_What you should do_
Write out each line exactly as given. Leave the pictures out of your copy.
--- Start ---
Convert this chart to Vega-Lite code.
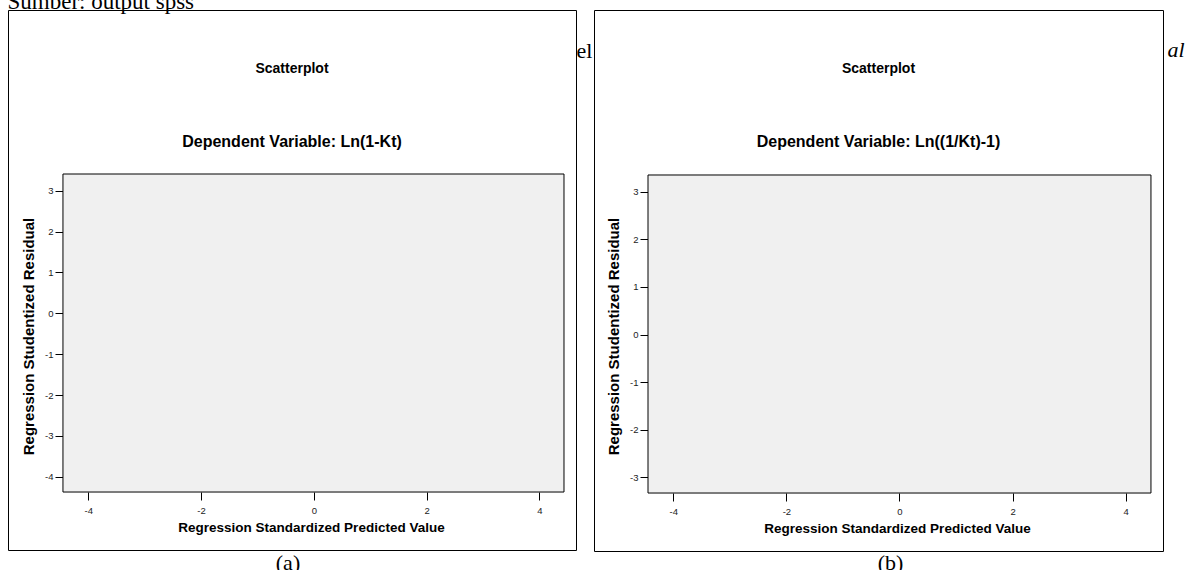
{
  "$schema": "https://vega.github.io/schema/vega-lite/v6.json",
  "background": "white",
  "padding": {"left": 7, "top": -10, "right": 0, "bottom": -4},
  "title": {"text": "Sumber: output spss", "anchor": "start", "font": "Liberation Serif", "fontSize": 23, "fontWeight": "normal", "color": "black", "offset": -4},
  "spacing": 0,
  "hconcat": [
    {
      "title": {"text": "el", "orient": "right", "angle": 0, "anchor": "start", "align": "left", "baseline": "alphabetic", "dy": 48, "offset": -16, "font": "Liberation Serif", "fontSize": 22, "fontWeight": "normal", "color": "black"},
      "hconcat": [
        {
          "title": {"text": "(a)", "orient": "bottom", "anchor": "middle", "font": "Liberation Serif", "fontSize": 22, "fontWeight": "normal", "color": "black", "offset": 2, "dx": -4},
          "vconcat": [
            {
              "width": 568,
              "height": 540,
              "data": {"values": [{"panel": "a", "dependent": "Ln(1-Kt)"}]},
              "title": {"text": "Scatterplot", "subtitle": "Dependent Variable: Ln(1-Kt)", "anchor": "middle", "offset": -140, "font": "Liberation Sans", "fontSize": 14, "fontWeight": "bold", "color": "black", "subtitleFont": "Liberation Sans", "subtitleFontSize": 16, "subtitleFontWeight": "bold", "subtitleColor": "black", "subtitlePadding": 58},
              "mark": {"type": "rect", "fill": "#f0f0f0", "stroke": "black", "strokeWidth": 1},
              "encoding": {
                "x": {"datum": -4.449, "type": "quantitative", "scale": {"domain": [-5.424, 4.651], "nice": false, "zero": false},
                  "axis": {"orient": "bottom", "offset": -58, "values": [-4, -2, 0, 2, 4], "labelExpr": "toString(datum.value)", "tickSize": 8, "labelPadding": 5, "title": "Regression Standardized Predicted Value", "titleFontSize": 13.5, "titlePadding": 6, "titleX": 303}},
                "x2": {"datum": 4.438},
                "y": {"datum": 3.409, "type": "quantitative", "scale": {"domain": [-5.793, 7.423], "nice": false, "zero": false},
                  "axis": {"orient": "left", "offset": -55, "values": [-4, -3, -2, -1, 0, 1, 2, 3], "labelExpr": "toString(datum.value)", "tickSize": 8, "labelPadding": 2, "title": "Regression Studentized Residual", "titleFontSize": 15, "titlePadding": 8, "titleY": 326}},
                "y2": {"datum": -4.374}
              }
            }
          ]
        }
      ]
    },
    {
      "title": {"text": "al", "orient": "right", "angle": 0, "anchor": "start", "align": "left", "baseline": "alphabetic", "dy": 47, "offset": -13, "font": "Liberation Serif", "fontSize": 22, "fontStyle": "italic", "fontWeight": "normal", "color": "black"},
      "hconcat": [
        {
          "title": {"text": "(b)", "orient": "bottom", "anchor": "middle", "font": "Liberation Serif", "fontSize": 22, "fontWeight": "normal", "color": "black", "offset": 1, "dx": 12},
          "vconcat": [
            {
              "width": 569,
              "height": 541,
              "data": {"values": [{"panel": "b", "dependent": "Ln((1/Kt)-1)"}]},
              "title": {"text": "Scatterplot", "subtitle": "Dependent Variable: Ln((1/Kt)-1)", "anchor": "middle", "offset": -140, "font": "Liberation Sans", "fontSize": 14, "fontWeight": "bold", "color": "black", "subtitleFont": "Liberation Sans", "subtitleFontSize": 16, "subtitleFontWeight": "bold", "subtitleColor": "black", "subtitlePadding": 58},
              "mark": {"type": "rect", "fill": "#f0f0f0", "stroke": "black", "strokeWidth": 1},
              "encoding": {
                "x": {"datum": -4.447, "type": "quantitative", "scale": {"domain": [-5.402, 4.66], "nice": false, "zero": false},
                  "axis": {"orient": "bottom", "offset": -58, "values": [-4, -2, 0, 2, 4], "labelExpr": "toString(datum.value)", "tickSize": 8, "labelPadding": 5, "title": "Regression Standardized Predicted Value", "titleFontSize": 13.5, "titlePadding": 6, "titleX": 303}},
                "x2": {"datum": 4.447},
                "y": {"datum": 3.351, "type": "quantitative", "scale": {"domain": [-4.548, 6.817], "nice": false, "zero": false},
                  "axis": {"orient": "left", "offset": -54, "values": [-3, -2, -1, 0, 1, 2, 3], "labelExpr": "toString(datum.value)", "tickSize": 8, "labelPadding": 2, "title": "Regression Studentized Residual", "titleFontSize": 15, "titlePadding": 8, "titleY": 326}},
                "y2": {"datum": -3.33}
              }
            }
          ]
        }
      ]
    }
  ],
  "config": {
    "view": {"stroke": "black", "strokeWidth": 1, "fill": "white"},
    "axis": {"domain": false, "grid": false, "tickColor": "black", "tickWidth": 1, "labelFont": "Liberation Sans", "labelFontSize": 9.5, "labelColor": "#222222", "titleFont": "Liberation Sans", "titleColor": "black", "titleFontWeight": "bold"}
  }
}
--- End ---
_Exercise output_
Convert this chart to Vega-Lite code.
{
  "$schema": "https://vega.github.io/schema/vega-lite/v6.json",
  "background": "white",
  "padding": {"left": 7, "top": -10, "right": 0, "bottom": -4},
  "title": {"text": "Sumber: output spss", "anchor": "start", "font": "Liberation Serif", "fontSize": 23, "fontWeight": "normal", "color": "black", "offset": -4},
  "spacing": 0,
  "hconcat": [
    {
      "title": {"text": "el", "orient": "right", "angle": 0, "anchor": "start", "align": "left", "baseline": "alphabetic", "dy": 48, "offset": -16, "font": "Liberation Serif", "fontSize": 22, "fontWeight": "normal", "color": "black"},
      "hconcat": [
        {
          "title": {"text": "(a)", "orient": "bottom", "anchor": "middle", "font": "Liberation Serif", "fontSize": 22, "fontWeight": "normal", "color": "black", "offset": 2, "dx": -4},
          "vconcat": [
            {
              "width": 568,
              "height": 540,
              "data": {"values": [{"panel": "a", "dependent": "Ln(1-Kt)"}]},
              "title": {"text": "Scatterplot", "subtitle": "Dependent Variable: Ln(1-Kt)", "anchor": "middle", "offset": -140, "font": "Liberation Sans", "fontSize": 14, "fontWeight": "bold", "color": "black", "subtitleFont": "Liberation Sans", "subtitleFontSize": 16, "subtitleFontWeight": "bold", "subtitleColor": "black", "subtitlePadding": 58},
              "mark": {"type": "rect", "fill": "#f0f0f0", "stroke": "black", "strokeWidth": 1},
              "encoding": {
                "x": {"datum": -4.449, "type": "quantitative", "scale": {"domain": [-5.424, 4.651], "nice": false, "zero": false},
                  "axis": {"orient": "bottom", "offset": -58, "values": [-4, -2, 0, 2, 4], "labelExpr": "toString(datum.value)", "tickSize": 8, "labelPadding": 5, "title": "Regression Standardized Predicted Value", "titleFontSize": 13.5, "titlePadding": 6, "titleX": 303}},
                "x2": {"datum": 4.438},
                "y": {"datum": 3.409, "type": "quantitative", "scale": {"domain": [-5.793, 7.423], "nice": false, "zero": false},
                  "axis": {"orient": "left", "offset": -55, "values": [-4, -3, -2, -1, 0, 1, 2, 3], "labelExpr": "toString(datum.value)", "tickSize": 8, "labelPadding": 2, "title": "Regression Studentized Residual", "titleFontSize": 15, "titlePadding": 8, "titleY": 326}},
                "y2": {"datum": -4.374}
              }
            }
          ]
        }
      ]
    },
    {
      "title": {"text": "al", "orient": "right", "angle": 0, "anchor": "start", "align": "left", "baseline": "alphabetic", "dy": 47, "offset": -13, "font": "Liberation Serif", "fontSize": 22, "fontStyle": "italic", "fontWeight": "normal", "color": "black"},
      "hconcat": [
        {
          "title": {"text": "(b)", "orient": "bottom", "anchor": "middle", "font": "Liberation Serif", "fontSize": 22, "fontWeight": "normal", "color": "black", "offset": 1, "dx": 12},
          "vconcat": [
            {
              "width": 569,
              "height": 541,
              "data": {"values": [{"panel": "b", "dependent": "Ln((1/Kt)-1)"}]},
              "title": {"text": "Scatterplot", "subtitle": "Dependent Variable: Ln((1/Kt)-1)", "anchor": "middle", "offset": -140, "font": "Liberation Sans", "fontSize": 14, "fontWeight": "bold", "color": "black", "subtitleFont": "Liberation Sans", "subtitleFontSize": 16, "subtitleFontWeight": "bold", "subtitleColor": "black", "subtitlePadding": 58},
              "mark": {"type": "rect", "fill": "#f0f0f0", "stroke": "black", "strokeWidth": 1},
              "encoding": {
                "x": {"datum": -4.447, "type": "quantitative", "scale": {"domain": [-5.402, 4.66], "nice": false, "zero": false},
                  "axis": {"orient": "bottom", "offset": -58, "values": [-4, -2, 0, 2, 4], "labelExpr": "toString(datum.value)", "tickSize": 8, "labelPadding": 5, "title": "Regression Standardized Predicted Value", "titleFontSize": 13.5, "titlePadding": 6, "titleX": 303}},
                "x2": {"datum": 4.447},
                "y": {"datum": 3.351, "type": "quantitative", "scale": {"domain": [-4.548, 6.817], "nice": false, "zero": false},
                  "axis": {"orient": "left", "offset": -54, "values": [-3, -2, -1, 0, 1, 2, 3], "labelExpr": "toString(datum.value)", "tickSize": 8, "labelPadding": 2, "title": "Regression Studentized Residual", "titleFontSize": 15, "titlePadding": 8, "titleY": 326}},
                "y2": {"datum": -3.33}
              }
            }
          ]
        }
      ]
    }
  ],
  "config": {
    "view": {"stroke": "black", "strokeWidth": 1, "fill": "white"},
    "axis": {"domain": false, "grid": false, "tickColor": "black", "tickWidth": 1, "labelFont": "Liberation Sans", "labelFontSize": 9.5, "labelColor": "#222222", "titleFont": "Liberation Sans", "titleColor": "black", "titleFontWeight": "bold"}
  }
}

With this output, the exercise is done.